▶ _Work instructions_
Reproduce exactly and only the lines running from the one with "Give me the TikZ source for this diagram." through the one with "(0,0) rectangle (833,446);", both end lines included.

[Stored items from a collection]
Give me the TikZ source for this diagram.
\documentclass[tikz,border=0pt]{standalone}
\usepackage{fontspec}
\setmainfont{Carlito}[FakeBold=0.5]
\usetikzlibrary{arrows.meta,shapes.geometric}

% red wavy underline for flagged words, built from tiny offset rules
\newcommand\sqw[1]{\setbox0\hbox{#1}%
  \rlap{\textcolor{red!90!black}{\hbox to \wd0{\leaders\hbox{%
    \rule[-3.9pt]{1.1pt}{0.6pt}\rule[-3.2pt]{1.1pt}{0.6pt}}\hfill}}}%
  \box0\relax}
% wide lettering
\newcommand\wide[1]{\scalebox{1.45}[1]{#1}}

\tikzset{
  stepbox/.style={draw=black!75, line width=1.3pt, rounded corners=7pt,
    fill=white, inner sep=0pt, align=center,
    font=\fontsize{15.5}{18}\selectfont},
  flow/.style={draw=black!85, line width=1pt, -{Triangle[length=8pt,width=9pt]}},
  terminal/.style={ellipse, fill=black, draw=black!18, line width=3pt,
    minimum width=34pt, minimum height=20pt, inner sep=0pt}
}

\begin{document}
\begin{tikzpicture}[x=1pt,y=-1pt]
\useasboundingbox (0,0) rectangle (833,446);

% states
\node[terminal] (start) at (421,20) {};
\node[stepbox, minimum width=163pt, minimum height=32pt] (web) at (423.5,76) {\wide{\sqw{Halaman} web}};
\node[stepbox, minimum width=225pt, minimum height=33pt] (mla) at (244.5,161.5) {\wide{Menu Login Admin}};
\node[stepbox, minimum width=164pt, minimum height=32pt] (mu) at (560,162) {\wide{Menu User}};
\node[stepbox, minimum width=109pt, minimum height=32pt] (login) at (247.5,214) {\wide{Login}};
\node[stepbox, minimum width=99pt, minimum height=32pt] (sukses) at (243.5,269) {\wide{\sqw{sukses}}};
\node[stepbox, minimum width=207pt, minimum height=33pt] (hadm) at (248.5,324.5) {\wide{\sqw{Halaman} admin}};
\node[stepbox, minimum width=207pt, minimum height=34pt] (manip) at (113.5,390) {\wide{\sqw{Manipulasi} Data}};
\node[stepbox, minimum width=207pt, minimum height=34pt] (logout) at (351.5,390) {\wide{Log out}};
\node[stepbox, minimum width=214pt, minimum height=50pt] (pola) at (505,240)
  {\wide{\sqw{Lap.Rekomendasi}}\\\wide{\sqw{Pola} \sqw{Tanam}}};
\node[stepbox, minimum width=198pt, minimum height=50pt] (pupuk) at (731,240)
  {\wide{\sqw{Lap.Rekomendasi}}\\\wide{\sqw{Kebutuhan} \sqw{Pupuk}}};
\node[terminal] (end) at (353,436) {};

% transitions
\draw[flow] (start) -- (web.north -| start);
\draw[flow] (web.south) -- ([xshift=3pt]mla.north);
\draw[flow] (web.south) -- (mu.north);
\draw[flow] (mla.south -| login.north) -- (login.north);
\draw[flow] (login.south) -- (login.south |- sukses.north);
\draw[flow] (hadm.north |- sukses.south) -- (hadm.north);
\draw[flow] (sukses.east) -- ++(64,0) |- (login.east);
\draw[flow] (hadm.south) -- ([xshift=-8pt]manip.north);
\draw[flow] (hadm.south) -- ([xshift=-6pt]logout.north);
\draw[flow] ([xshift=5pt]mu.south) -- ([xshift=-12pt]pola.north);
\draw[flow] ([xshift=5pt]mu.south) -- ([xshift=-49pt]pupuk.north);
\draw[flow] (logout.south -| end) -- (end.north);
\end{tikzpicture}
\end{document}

---

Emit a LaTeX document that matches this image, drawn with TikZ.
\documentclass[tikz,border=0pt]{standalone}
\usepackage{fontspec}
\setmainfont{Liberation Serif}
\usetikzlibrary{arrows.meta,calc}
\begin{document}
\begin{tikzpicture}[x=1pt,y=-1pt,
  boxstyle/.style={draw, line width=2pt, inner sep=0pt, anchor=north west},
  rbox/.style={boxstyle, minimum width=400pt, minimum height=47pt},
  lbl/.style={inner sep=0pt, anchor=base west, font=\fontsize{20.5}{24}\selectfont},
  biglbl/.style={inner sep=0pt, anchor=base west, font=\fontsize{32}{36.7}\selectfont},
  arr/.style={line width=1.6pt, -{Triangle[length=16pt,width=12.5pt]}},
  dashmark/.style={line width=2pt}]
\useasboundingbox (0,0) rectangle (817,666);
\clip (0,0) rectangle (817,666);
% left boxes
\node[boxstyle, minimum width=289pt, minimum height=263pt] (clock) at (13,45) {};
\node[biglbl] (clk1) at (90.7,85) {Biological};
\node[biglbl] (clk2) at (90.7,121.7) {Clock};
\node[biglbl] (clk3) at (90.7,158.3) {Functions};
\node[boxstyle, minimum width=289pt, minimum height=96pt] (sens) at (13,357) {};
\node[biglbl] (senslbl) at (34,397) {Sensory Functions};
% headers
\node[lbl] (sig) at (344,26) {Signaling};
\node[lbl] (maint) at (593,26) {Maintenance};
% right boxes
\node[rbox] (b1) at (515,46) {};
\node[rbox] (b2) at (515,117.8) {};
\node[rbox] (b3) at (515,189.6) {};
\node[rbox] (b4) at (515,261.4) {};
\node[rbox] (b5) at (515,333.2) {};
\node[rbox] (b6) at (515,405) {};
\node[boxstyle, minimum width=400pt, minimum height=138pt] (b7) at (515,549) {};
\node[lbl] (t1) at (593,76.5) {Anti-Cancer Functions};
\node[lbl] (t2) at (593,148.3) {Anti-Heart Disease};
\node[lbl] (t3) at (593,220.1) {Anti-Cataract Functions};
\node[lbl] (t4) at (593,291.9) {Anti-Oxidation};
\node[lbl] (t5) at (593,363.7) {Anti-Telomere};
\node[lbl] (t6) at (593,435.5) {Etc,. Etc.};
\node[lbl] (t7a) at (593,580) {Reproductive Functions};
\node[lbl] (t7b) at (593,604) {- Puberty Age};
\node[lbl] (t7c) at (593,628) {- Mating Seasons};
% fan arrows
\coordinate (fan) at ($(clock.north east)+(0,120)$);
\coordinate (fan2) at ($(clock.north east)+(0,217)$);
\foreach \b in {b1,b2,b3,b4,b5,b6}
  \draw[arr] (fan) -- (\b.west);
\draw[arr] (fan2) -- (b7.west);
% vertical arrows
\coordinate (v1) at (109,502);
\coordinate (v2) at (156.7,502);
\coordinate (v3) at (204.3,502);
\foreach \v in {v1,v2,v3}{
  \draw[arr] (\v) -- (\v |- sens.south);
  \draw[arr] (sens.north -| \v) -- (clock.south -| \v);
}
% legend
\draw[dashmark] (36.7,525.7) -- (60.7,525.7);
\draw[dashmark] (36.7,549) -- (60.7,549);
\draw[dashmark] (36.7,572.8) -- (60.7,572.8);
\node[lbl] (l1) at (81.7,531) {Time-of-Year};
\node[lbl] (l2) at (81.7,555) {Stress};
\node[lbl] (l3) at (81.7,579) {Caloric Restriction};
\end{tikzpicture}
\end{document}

▶ _Complete answer_
Give me the TikZ source for this diagram.
\documentclass[tikz,border=0pt]{standalone}
\usepackage{fontspec}
\setmainfont{Carlito}[FakeBold=0.5]
\usetikzlibrary{arrows.meta,shapes.geometric}

% red wavy underline for flagged words, built from tiny offset rules
\newcommand\sqw[1]{\setbox0\hbox{#1}%
  \rlap{\textcolor{red!90!black}{\hbox to \wd0{\leaders\hbox{%
    \rule[-3.9pt]{1.1pt}{0.6pt}\rule[-3.2pt]{1.1pt}{0.6pt}}\hfill}}}%
  \box0\relax}
% wide lettering
\newcommand\wide[1]{\scalebox{1.45}[1]{#1}}

\tikzset{
  stepbox/.style={draw=black!75, line width=1.3pt, rounded corners=7pt,
    fill=white, inner sep=0pt, align=center,
    font=\fontsize{15.5}{18}\selectfont},
  flow/.style={draw=black!85, line width=1pt, -{Triangle[length=8pt,width=9pt]}},
  terminal/.style={ellipse, fill=black, draw=black!18, line width=3pt,
    minimum width=34pt, minimum height=20pt, inner sep=0pt}
}

\begin{document}
\begin{tikzpicture}[x=1pt,y=-1pt]
\useasboundingbox (0,0) rectangle (833,446);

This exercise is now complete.